Я прочла два давно отложенных романа, и мы посмотрели первую часть второй трилогии «Звездных войн».

Режим явился, да, но ритуал для меня остался тем, что скрепляет не дни, а людей. Ритуал про общение – не про быт. Ритуал и есть сухой остаток общения, скорлупа райской птицы, остов большого пути.

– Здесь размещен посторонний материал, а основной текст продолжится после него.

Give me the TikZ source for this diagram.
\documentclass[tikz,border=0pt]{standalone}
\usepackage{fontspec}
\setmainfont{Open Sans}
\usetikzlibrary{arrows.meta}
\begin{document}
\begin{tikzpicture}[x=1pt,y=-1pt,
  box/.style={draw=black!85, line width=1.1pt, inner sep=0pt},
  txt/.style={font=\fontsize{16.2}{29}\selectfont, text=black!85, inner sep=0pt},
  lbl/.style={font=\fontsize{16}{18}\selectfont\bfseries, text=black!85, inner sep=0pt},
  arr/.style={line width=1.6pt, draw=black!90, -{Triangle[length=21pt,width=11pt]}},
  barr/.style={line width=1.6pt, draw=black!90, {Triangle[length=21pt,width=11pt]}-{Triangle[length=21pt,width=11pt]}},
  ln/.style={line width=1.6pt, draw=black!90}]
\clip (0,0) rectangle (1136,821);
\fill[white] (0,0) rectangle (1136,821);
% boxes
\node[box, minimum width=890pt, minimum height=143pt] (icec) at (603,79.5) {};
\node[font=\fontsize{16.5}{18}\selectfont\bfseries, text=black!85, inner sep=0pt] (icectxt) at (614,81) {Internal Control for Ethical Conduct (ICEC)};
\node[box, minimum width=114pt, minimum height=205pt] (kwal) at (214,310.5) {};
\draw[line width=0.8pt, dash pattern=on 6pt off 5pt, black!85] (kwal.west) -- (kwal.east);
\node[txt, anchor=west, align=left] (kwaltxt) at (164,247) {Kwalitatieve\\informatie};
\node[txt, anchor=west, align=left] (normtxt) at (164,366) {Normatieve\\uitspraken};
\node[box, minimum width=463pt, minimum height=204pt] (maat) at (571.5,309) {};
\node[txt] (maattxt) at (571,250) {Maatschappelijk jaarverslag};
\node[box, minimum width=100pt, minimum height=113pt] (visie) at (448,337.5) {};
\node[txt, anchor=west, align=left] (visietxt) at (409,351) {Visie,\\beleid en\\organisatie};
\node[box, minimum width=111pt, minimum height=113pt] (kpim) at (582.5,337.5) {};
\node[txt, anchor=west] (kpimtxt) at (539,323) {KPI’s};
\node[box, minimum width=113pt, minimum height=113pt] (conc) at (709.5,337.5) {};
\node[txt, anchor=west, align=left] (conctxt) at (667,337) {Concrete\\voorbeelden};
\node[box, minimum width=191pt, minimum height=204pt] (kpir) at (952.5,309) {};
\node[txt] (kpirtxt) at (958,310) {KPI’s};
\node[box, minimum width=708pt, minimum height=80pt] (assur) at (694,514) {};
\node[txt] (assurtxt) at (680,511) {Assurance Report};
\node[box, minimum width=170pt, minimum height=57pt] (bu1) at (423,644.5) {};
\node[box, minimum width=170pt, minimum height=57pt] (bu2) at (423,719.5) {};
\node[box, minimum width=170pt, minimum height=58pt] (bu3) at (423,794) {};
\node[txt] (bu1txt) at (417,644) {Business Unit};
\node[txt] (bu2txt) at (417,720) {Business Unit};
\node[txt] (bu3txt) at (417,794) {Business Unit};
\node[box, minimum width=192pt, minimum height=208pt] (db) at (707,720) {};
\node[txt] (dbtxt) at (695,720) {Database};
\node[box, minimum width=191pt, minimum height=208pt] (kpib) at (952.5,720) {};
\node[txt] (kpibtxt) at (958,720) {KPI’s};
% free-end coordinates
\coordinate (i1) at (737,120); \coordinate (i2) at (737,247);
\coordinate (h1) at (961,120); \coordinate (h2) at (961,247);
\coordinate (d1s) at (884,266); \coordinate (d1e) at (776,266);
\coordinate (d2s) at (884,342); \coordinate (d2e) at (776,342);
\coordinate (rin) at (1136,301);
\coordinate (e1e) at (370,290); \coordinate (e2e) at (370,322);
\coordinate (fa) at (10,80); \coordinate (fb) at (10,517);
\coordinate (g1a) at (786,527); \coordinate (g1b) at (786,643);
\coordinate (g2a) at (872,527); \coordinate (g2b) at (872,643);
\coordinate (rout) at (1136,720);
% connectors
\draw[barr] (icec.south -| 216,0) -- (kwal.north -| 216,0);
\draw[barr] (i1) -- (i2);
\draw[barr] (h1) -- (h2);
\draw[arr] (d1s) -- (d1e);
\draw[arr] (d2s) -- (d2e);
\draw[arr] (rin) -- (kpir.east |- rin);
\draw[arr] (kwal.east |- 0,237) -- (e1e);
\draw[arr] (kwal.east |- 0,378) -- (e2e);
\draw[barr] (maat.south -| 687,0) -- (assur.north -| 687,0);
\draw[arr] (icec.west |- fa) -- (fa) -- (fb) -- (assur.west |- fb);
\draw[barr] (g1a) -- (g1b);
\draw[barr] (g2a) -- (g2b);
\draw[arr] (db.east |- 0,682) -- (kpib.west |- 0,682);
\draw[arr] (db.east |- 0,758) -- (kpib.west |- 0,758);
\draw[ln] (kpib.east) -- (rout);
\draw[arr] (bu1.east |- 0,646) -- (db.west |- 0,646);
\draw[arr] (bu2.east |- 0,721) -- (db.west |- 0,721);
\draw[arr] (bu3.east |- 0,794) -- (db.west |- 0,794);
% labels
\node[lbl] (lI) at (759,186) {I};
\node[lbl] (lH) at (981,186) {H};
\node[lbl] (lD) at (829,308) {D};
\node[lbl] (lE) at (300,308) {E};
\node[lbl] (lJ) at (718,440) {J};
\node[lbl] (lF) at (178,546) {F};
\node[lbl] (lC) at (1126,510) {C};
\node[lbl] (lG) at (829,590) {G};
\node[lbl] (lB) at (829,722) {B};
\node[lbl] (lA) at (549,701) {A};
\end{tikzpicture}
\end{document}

Мы прожили с тобой тридцать пять лет! – топырила я на маму глаза и чувствовала, как много нарощено за эти годы плотного общения. Эволюция любви оставляет скелеты для раскопок, и сами мы ползем все неповоротливее, будто на ходу каменея, оседая в своем прошлом, не в силах шевельнуться навстречу будущему. Ритуал – дом улитки, в нем сохранно так, что не отцепишься. Через тридцать пять лет общения мы обнаруживаем, что соприкасаемся панцирями. Сквозь ритуал не пробиться: однажды найдя безопасные роли и удобный тон, мы придерживаемся игрового договора и, пока не приперло, не высовываем себя настоящих.

Ритуал и означает – распределение ролей, подбор тона. Ритуал – искусственный климат, налаженная температура контакта.

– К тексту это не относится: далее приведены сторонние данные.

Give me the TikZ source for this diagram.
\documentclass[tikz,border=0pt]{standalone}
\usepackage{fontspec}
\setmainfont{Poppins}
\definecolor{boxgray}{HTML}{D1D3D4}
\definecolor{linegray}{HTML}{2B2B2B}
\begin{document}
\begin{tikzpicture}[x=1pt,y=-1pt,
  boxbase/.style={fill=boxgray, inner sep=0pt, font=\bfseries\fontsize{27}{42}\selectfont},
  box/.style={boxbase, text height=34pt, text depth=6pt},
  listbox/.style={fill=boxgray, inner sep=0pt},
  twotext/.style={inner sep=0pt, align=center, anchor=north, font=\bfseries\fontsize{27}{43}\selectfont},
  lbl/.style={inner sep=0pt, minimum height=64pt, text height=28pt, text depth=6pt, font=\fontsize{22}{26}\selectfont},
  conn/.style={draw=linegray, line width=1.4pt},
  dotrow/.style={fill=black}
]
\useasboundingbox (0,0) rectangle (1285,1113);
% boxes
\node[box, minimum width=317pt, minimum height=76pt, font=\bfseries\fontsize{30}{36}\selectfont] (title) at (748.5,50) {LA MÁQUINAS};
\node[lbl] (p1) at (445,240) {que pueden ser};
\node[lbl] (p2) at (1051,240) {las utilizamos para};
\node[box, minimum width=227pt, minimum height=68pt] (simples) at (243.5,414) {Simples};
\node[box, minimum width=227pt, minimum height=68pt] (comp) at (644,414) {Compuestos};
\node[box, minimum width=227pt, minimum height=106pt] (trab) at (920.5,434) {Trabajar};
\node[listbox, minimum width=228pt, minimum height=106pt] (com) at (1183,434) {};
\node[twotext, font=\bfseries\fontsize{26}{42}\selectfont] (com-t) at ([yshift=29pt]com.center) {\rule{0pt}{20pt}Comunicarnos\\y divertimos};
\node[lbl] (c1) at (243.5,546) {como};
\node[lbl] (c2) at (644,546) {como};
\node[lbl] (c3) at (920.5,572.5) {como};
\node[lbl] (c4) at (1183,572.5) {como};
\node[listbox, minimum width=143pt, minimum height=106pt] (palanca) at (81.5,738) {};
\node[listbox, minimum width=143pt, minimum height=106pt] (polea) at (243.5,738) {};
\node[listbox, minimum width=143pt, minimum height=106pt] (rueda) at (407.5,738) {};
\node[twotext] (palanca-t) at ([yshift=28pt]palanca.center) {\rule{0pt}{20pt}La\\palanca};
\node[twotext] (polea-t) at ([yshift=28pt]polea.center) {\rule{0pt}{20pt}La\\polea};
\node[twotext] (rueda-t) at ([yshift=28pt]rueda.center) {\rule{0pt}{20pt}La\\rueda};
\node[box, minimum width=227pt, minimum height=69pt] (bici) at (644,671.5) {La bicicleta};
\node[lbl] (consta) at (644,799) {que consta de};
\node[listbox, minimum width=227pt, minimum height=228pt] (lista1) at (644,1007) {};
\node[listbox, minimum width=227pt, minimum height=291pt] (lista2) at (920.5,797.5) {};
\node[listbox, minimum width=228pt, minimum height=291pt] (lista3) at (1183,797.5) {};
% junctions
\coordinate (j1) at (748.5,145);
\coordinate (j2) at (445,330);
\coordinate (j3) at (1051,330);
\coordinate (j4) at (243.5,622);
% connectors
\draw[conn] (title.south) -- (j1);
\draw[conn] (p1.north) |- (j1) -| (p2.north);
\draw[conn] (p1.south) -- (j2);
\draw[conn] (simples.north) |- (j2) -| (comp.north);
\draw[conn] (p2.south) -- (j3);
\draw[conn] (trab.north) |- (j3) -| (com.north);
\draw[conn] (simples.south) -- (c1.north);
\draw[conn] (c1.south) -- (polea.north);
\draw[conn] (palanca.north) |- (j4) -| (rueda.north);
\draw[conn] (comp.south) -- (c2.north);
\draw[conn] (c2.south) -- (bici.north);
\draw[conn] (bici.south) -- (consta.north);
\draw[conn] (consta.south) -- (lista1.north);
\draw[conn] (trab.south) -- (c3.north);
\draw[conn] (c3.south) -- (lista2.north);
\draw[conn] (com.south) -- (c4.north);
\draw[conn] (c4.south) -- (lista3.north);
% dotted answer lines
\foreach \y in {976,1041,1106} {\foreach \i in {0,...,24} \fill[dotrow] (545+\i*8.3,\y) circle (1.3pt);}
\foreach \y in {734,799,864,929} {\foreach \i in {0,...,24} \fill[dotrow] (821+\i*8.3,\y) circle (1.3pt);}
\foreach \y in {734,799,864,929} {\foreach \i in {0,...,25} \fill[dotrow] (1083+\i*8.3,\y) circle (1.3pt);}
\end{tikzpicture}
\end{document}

Чему, ну скажите, чему и для чего учу я ребенка, твердя ему на нашем с мамой ритуальном языке: «На попоцка, сначала сядь на попоцка, главное в нашем деле, ты же знаешь, – сесть на попоцка», когда он потянулся из кровати к бутылке с водой. Спору нет, сидя пить устойчивей, да и мне удобней держать ладонь под его подбородком, чтобы не закапал бодик. Но суть моего заклинания не в этом – оно про то, что в мире все должно делаться чинно, неспешно, по порядку, то есть так, как ничто и никогда не делается мной. Это не воспитание, это ритуал, которым я теперь наслаждаюсь всякий раз, стоит Самсу в ожидании питья уверенно – и не с первой попытки удобно – усесться на кровати, приговаривая: «По-па!»